The results showed that women were more likely to believe that the surgically enhanced genitalia were “normal” or “ideal” compared to the natural images.

The University of Queensland School of Psychology study said the number of labiaplasties had increased five-fold since 2001.

Ninety-seven Australian women ages 18 to 30 years old were divided into three groups. In the initial stage of the study, one group was shown almost three dozen images of modified female genitalia; another group was shown images of unmodified genitalia.
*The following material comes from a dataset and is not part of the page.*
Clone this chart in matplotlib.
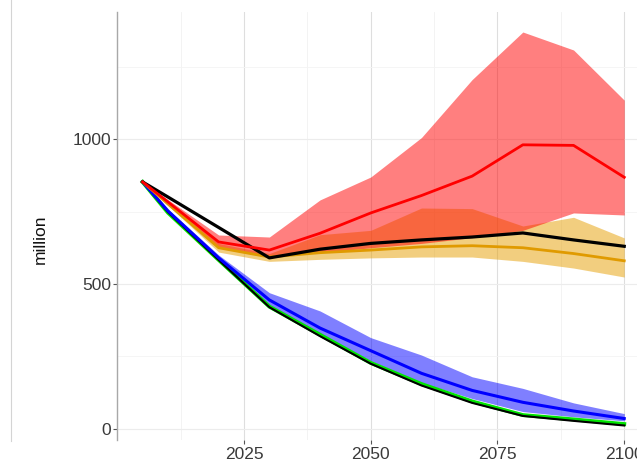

A third group was not shown any images.

Then all three groups were shown a mix of images of modified and unmodified genitals and asked to rate them for the degree to which the vulva ‘looks normal’ and ‘represents society’s ideal.’

All three groups rated the images of the ‘designer vaginas’ as more like society’s ideal than those which hadn’t undergone surgery.

Women who had viewed the images of the modified genitalia first also rated the modified vulvas as more ‘normal’ than the unmodified genitals.

But women who had seen the photos of unmodified genitalia first tended to rate them as normal in the second stage.

The researchers suggest that young women may not realize that normal genitalia vary considerably in appearance.

“Designer vaginas” were thrown into the spotlight recently when Sharon Osbourne said she had undergone a labiaplasty.  However she came out after the story and said she had “made it all up”.

“The rise in genital cosmetic surgery for women is a very worrying trend,” the study’s lead author, Claire Moran, from the University of Queensland said.

“There seems to be massive misconceptions around perceptions of normal genital appearance and I wanted to explore this further.”

Ms Moran said the media had played a role in the trend.

“There are misconceptions around normal genital appearance,” she said.

“This is due to airbrushing, lack of exposure to normal women’s genitals, greater genital visibility due to Brazilian and genital waxing and the general taboo around discussing genitals and genital appearance.”

The results of the new study were published in BJOG: An International Journal of Obstetrics & Gynaecology.